Include the line containing "plt.rcParams['font.family'] = ['Inter', 'DejaVu" and all lines before it, repeated exactly from the listing below, without pictures.

>>>>

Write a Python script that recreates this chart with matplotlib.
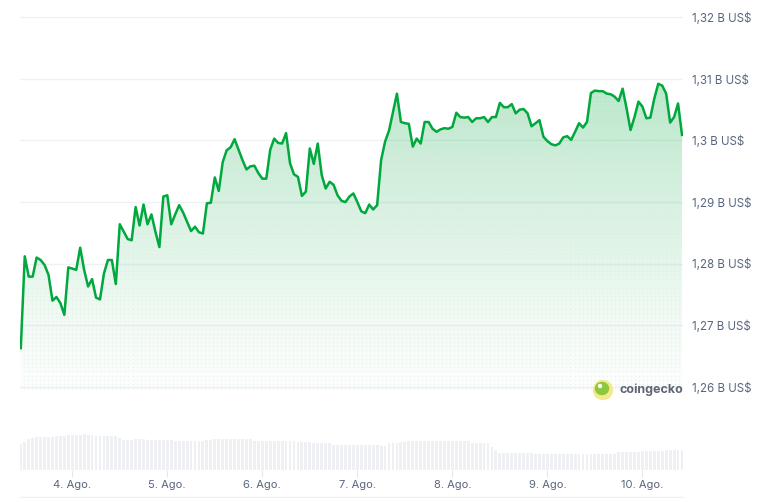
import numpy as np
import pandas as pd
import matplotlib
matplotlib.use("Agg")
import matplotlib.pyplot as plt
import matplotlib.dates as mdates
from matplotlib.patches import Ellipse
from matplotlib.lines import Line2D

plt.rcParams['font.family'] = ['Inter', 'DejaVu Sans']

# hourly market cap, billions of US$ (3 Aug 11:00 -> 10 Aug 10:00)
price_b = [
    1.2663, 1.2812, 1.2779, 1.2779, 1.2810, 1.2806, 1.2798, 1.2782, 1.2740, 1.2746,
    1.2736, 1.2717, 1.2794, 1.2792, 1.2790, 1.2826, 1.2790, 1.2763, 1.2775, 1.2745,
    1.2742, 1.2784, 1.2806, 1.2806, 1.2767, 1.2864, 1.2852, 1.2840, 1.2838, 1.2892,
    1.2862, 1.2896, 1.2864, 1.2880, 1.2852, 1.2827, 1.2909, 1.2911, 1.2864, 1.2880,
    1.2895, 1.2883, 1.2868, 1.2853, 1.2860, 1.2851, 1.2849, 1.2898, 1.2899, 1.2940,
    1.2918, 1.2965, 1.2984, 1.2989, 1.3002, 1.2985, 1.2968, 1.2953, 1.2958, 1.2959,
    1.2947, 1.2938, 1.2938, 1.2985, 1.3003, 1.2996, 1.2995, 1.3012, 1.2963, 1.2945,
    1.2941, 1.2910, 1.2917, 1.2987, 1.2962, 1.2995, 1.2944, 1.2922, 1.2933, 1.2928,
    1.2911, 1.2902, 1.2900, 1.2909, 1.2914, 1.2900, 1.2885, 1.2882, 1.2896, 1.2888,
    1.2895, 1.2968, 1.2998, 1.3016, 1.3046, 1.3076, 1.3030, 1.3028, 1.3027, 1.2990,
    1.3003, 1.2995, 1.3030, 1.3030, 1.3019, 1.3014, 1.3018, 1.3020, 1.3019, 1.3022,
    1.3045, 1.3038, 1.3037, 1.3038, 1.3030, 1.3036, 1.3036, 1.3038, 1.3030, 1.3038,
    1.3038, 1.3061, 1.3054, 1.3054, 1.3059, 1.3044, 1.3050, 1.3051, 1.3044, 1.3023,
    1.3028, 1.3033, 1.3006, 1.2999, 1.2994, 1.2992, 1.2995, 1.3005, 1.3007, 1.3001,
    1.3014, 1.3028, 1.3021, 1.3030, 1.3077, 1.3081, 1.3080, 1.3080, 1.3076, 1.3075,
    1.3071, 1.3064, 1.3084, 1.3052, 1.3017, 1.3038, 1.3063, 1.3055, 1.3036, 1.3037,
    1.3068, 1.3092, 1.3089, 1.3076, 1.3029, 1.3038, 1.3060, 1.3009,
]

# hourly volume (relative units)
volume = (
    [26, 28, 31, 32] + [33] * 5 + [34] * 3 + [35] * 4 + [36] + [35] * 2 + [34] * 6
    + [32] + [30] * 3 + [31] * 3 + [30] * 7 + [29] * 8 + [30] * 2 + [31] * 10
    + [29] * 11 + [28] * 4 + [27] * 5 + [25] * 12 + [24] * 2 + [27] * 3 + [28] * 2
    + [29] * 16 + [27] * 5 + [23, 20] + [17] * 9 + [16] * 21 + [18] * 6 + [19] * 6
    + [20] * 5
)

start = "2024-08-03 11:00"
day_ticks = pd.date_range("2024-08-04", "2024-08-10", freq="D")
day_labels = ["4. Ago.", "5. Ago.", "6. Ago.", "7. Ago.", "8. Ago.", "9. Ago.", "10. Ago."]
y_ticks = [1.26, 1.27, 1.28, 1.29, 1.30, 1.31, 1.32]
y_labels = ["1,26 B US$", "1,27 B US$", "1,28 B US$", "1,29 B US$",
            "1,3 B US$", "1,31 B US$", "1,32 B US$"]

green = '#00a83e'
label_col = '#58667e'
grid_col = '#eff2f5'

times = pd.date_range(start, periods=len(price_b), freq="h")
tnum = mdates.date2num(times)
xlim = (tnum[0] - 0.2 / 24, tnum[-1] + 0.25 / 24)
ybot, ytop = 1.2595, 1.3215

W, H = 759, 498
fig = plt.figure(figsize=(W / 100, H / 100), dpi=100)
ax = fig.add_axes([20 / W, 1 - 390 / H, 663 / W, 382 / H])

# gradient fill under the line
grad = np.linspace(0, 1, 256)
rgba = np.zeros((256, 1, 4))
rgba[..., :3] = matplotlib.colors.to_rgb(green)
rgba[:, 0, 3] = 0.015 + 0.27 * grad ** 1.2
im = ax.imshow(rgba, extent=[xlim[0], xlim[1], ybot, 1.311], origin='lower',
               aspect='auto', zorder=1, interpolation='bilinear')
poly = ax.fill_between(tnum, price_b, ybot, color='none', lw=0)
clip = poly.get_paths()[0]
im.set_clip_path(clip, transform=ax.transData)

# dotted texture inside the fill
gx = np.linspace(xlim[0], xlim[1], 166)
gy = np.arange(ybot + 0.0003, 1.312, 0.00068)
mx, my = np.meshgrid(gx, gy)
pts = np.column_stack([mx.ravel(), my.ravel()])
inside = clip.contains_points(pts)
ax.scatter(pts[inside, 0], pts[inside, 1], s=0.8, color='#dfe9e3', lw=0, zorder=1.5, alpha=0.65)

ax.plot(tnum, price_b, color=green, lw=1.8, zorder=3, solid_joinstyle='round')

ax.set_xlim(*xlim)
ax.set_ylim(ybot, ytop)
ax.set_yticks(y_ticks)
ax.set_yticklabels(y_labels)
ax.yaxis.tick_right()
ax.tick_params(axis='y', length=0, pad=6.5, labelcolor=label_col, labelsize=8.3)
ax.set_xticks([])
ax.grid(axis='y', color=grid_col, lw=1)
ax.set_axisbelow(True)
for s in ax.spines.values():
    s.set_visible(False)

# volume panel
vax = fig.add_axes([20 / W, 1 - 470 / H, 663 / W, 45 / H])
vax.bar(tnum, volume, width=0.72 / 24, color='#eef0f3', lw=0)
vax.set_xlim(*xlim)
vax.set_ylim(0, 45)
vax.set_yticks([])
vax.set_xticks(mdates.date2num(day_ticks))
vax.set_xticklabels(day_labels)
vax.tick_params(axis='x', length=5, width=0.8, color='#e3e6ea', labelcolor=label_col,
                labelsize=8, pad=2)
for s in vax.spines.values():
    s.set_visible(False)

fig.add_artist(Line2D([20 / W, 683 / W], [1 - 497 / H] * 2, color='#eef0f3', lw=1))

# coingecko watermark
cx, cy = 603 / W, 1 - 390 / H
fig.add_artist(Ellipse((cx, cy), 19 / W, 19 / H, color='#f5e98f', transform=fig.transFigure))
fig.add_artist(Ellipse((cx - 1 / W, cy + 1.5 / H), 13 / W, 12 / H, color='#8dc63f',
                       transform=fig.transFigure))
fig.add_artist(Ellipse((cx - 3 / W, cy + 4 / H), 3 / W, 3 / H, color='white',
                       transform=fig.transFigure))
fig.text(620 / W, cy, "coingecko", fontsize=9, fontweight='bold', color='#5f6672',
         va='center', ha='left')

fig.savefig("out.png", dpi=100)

<<<<

Output for this task
Write a Python script that recreates this chart with matplotlib.
import numpy as np
import pandas as pd
import matplotlib
matplotlib.use("Agg")
import matplotlib.pyplot as plt
import matplotlib.dates as mdates
from matplotlib.patches import Ellipse
from matplotlib.lines import Line2D

plt.rcParams['font.family'] = ['Inter', 'DejaVu Sans']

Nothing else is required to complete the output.